Join us in learning from esteemed friends of the university including social service workers, educators, elected officials, prison leadership and WSU alumni as we go back to school to be better neighbors, leaders, and citizens and invest in developing a more inclusive Tri-Cities. 

This panel  discusses the role of the community and schools, in particular, in reducing the number of individuals entering the prison system. Speaking from respective areas of expertise, the moderated panel will discuss the possibilities and challenges of this work, as well as share ideas about how communities can come together to support members most vulnerable to incarceration.
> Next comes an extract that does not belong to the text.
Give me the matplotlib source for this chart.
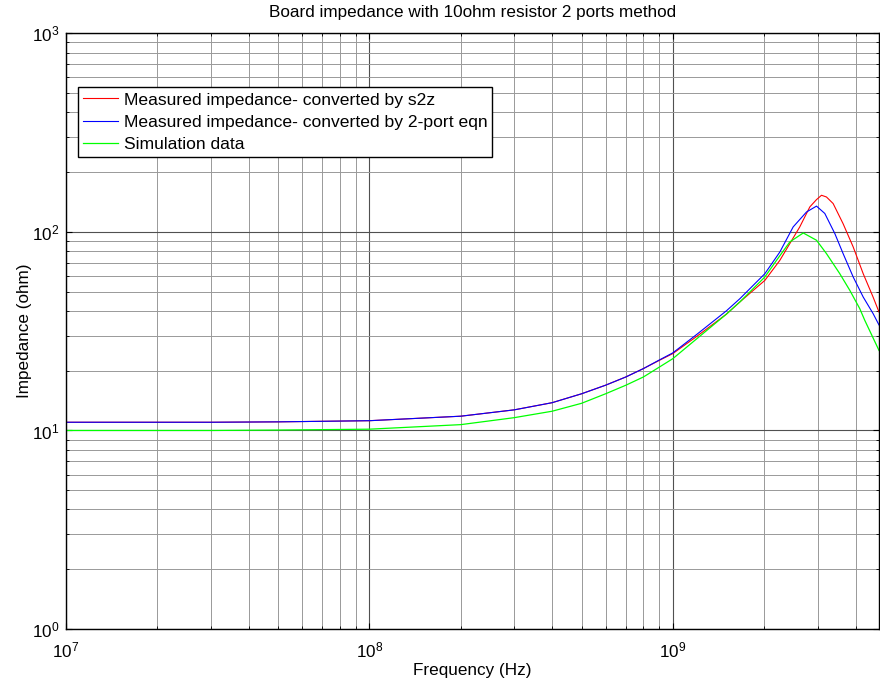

Speakers: Dr. Ericka Walters, Harry B. Grant Jr., Emnanuel “Manny” Garcia

This panel discussion on the affordances of rehabilitative programs for incarcerated people. Each panelist will present on programs they oversaw or currently work with, as well as the role of the community in advocating for and providing resources and opportunities within local and state facilities.
Panelists:
Stephan Sinclair, Secretary of the Washington State Department of Corrections
Robert Jackson, Associate Superintendent of the Washington State Penitentiary
Carol Hinds, Family Advocate
Loretta Taylor, Educational Services Administrator

Noel Vest, a formerly incarcerated scholar and WSU Tri-Cities alumnus, will discusses principles and strategies for building a pathway out of incarceration and into higher education with moderator Anna Plemons, WSU Tri-Cities assistant vice chancellor of academic affairs. Drawing on his expertise as a post-doctoral research fellow in the Systems Neuroscience and Pain Lab at Stanford, Vest speaks to the ways addiction and recovery impact reentry.